IMF and World Bank to Discuss Financing Aid for Developing Countries



20 April 2009

Next weekend, financial officials from around the world and development NGOs will be in Washington for the 2009 Spring Meetings of the World Bank and International Monetary Fund. Among the topics will be how best to apply the $1 trillion allocated by G-20 leaders last month to the IMF. 

G20 leaders pose for group photo at G20 Summit in ExCel center in London, 02 Apr 2009
G20 leaders pose for group photo at G20 Summit in ExCel center in London, 02 Apr 2009
Representatives to discuss aid, effects of global financial crisis

For development organizations, the meetings are a time to discuss some of the unfinished business of the G-20. Last month in London, its leaders pledged $1 trillion to the IMF for loans and other assistance to help cushion the developing world from the effects of the global financial crisis.

But some questions remain. Activists say, for example, that the G-20 promised $100 billion for multi-lateral institutions like the African and Asian Development Banks, but did not specify where the money would come from.

Low income countries may receive $19 billion

They also want clarification on how proposals made by the G-20 would work. One is the issuing of $250 billion worth of the IMF reserve currency, called Special Drawing Rights, or SDRs, to nations needing funding against the effects of the global financial downturn. It is estimated that nearly $19 billion would go to low income countries under the plan and $60 billion to middle income countries like Mexico and Brazil.

SDRs, which are worth about $1.50 can be exchanged for the leading currencies, including the dollar, the euro and the yen.

World Bank (left) and International Monetary Fund (right) headquarters, Washington DC
World Bank (left) and International Monetary Fund (right) headquarters, Washington DC
The IMF would distribute SDRs to states according to the size of their voting shares within the institution.

Soren Ambrose is the development finance coordinator for ActionAid International, based in Nairobi. He says bigger industrialized economies, which have a larger percentage of votes on the IMF's executive board, would receive more SDRs than poorer countries.

"What that member country can do with it is withdraw the money and cash it in for real currency. The only thing they have to pay on that is a regular interest charge to the IMF as a fee for the conversion of the currency," said Ambrose. "They must keep paying that fee on an annual basis until they replenish the [loan]. So, the SDRs are a good idea that should be moved on quickly. [They] would be even better if rich countries who will [receive more SDRs] could transfer the rights to the countries that need it most [instead of using it themselves]."

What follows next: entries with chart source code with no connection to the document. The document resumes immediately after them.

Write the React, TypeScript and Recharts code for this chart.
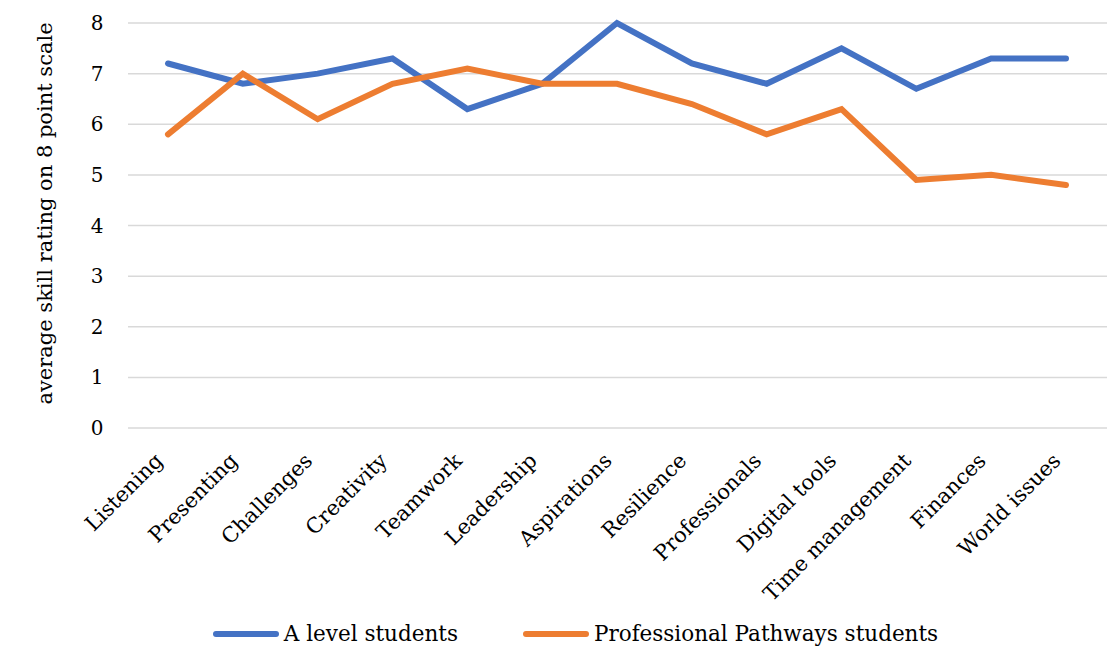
import { LineChart, Line, XAxis, YAxis, CartesianGrid, Legend } from "recharts";

const skills = [
  "Listening",
  "Presenting",
  "Challenges",
  "Creativity",
  "Teamwork",
  "Leadership",
  "Aspirations",
  "Resilience",
  "Professionals",
  "Digital tools",
  "Time management",
  "Finances",
  "World issues",
];

const aLevel = [7.2, 6.8, 7.0, 7.3, 6.3, 6.8, 8.0, 7.2, 6.8, 7.5, 6.7, 7.3, 7.3];
const pathways = [5.8, 7.0, 6.1, 6.8, 7.1, 6.8, 6.8, 6.4, 5.8, 6.3, 4.9, 5.0, 4.8];

const yTicks = [0, 1, 2, 3, 4, 5, 6, 7, 8];

const yTitle = "average skill rating on 8 point scale";

const series = [
  { key: "aLevel", name: "A level students", color: "#4472C4" },
  { key: "pathways", name: "Professional Pathways students", color: "#ED7D31" },
];

const data = skills.map((skill, i) => ({
  skill,
  aLevel: aLevel[i],
  pathways: pathways[i],
}));

const FONT = "'DejaVu Serif', Georgia, serif";

const XTick = ({ x, y, payload }: any) => (
  <text
    x={x - 4}
    y={y + 26}
    transform={`rotate(-45, ${x - 4}, ${y + 26})`}
    textAnchor="end"
    fontFamily={FONT}
    fontSize={21}
    fill="#000"
  >
    {payload.value}
  </text>
);

const YTick = ({ x, y, payload }: any) => (
  <text x={x - 23} y={y + 7} textAnchor="middle" fontFamily={FONT} fontSize={20} fill="#000">
    {payload.value}
  </text>
);

// rotated axis title, drawn by hand so the serif font sticks
const YTitle = ({ viewBox }: any) => {
  const cx = viewBox.x + 37;
  const cy = viewBox.y + viewBox.height / 2 - 12;
  return (
    <text
      x={cx}
      y={cy}
      transform={`rotate(-90, ${cx}, ${cy})`}
      textAnchor="middle"
      dominantBaseline="central"
      fontFamily={FONT}
      fontSize={21}
      fill="#000"
    >
      {yTitle}
    </text>
  );
};

const LegendContent = () => (
  <div style={{ display: "flex", justifyContent: "center", gap: 65, fontFamily: FONT, fontSize: 21.5, marginLeft: 36, lineHeight: "30px" }}>
    {series.map((s) => (
      <div key={s.key} style={{ display: "flex", alignItems: "center", gap: 5 }}>
        <div style={{ width: 66, height: 6, borderRadius: 3, background: s.color }} />
        <span>{s.name}</span>
      </div>
    ))}
  </div>
);

export default function App() {
  return (
    <LineChart width={1112} height={641} data={data} margin={{ top: 15, right: 13, left: 0, bottom: 0 }}>
      <CartesianGrid vertical={false} stroke="#d9d9d9" strokeWidth={1.5} />
      <XAxis
        dataKey="skill"
        axisLine={false}
        tickLine={false}
        interval={0}
        height={191}
        padding={{ left: 40, right: 41 }}
        tick={<XTick />}
      />
      <YAxis
        domain={[0, 8]}
        ticks={yTicks}
        axisLine={false}
        tickLine={false}
        width={120}
        tick={<YTick />}
        label={<YTitle />}
      />
      <Legend verticalAlign="bottom" height={30} content={<LegendContent />} />
      {series.map((s) => (
        <Line
          key={s.key}
          type="linear"
          dataKey={s.key}
          name={s.name}
          stroke={s.color}
          strokeWidth={6}
          dot={false}
          activeDot={false}
          strokeLinecap="round"
          strokeLinejoin="miter"
          isAnimationActive={false}
        />
      ))}
    </LineChart>
  );
}
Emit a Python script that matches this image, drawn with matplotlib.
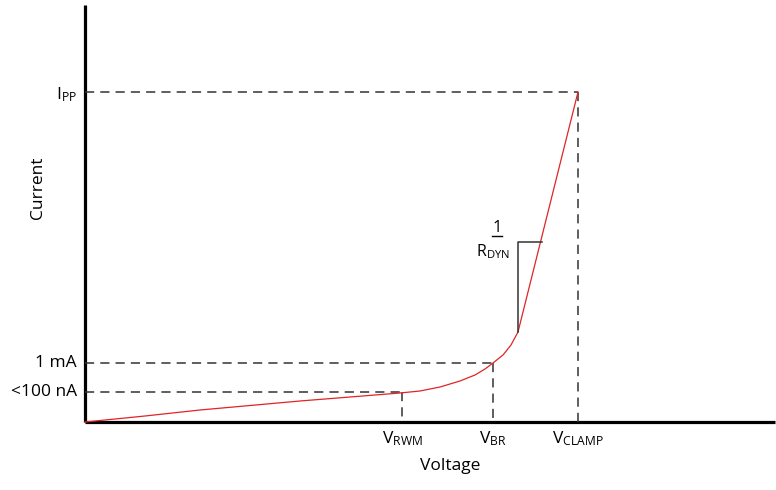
import matplotlib
matplotlib.use("Agg")
import matplotlib.pyplot as plt

plt.rcParams['font.family'] = ['Open Sans', 'DejaVu Sans']
plt.rcParams['mathtext.fontset'] = 'custom'
plt.rcParams['mathtext.rm'] = 'Open Sans'

# I-V curve (arbitrary units: voltage, current)
voltage = [0.00, 0.60, 1.15, 1.65, 2.15, 2.65, 3.15, 3.35, 3.55, 3.75, 3.90, 4.00, 4.08, 4.18, 4.26, 4.33, 4.93]
current = [0.00, 0.06, 0.12, 0.165, 0.21, 0.25, 0.29, 0.31, 0.35, 0.41, 0.47, 0.53, 0.59, 0.67, 0.77, 0.90, 3.30]

# reference levels
v_rwm, v_br, v_clamp = 3.17, 4.08, 4.93
i_leak, i_1ma, i_pp = 0.30, 0.59, 3.30
y_labels = ['<100 nA', '1 mA', r'$\mathregular{I_{PP}}$']
x_labels = [r'$\mathregular{V_{RWM}}$', r'$\mathregular{V_{BR}}$', r'$\mathregular{V_{CLAMP}}$']

fig = plt.figure(figsize=(7.76, 4.90), dpi=100)
ax = fig.add_axes([0, 0, 1, 1])
ax.set_xlim(-0.85, 6.91)
ax.set_ylim(-0.68, 4.22)
ax.axis('off')

# axes lines
ax.plot([0, 0], [0, 4.17], color='black', lw=2.3, solid_capstyle='butt')
ax.plot([0, 6.90], [0, 0], color='black', lw=2.3, solid_capstyle='butt')

dash = dict(color='#333333', lw=1.1, dashes=(6, 4))
# dashed guides
for v, i in [(v_rwm, i_leak), (v_br, i_1ma), (v_clamp, i_pp)]:
    ax.plot([0, v], [i, i], **dash)
    ax.plot([v, v], [i, 0], **dash)

# curve
ax.plot(voltage, current, color='#e02424', lw=0.9)

# slope triangle
ax.plot([4.33, 4.33, 4.57], [0.90, 1.80, 1.80], color='#333333', lw=1.1)
ax.text(4.12, 1.94, '1', ha='center', va='center', fontsize=12)
ax.plot([4.07, 4.17], [1.86, 1.86], color='black', lw=1.0)
ax.text(4.08, 1.70, r'$\mathregular{R_{DYN}}$', ha='center', va='center', fontsize=11.5)

# y labels
for lab, i, dy in zip(y_labels, [i_leak, i_1ma, i_pp], [0.0, 0.0, -0.03]):
    ax.text(-0.08, i + dy, lab, ha='right', va='center', fontsize=12.5)

# x labels
for lab, v in zip(x_labels, [v_rwm, v_br, v_clamp]):
    ax.text(v, -0.17, lab, ha='center', va='center', fontsize=12.5)

ax.text(3.65, -0.44, 'Voltage', ha='center', va='center', fontsize=12.5)
ax.text(-0.47, 2.34, 'Current', ha='center', va='center', rotation=90, fontsize=12.5)

fig.savefig('out.png', dpi=100)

IMF to sell gold reserves in order to help developing countries

The G-20 also agreed to sell more than 400 tons of the IMF's gold reserves. The move is expected to yield up to $11 billion, with a portion going to help finance developing countries.

"But what has not yet happened is setting up the complicated vehicles inside the institution to convert that gold and the proceeds from selling it into money for low income countries. At this point in time, they are only allowed to use the money for IMF purposes, to pay IMF staff or replenish accounts for [administrative] use," said Ambrose. "This could be taken care of easily at the Spring Meetings of the IMF. They could get together and say we are writing a new rule on how these gold proceeds can be used, but no one has taken the initiative to start to make that happen."

The IMF also has a program called the Flexible Credit Line, which grants emergency loans to countries with strong financial track records. Borrowers would not be required to make IMF-mandated changes to their economic policies. They could also have access to unrestricted renewals and up to five years to repay the loans. But development specialists are concerned the money will go only to medium-sized economies and bypass the poor countries that need help the most.

"The problem is which countries will be able to access this credit line. [So far, it is] only the ones IMF says are [deemed] stable enough like Mexico, and Poland, but is not likely the IMF will allow the poorest countries to access the flexible credit line," said Jesse Griffiths, the coordinator of the Bretton Woods Project, an NGO that acts as a watchdog to scrutinize and influence the World Bank and IMF in their efforts to help developing countries and protect the environment. "Instead they will extend traditional IMF lending [practices], which come with austere conditions."

The IMF says it has introduced reforms called stand-by arrangements (SBA) that would provide flexibility in lending to poorer countries, but Griffiths says they too would come with preconditions not imposed on wealthier states. 

Grants or loans?

At the spring meetings, many development activists will push for the IMF and World Bank to issue funds to poor countries as grants rather than loans, which they say could lead to a second debt crisis in Africa. Today Africa owes about $400 million to donors, though relief efforts have alleviated the debt of several of the continent's poorest countries.

Activists are also encouraging IMF and World Bank leaders not to link new funds to austerity measures normally prescribed for borrowers, like cuts in public spending and an increase in interest rates. They say the measure would likely lead to cutting the safety net to the poor and to deeper recessions. Instead, they want to maintain or increase social spending in areas like education and health care.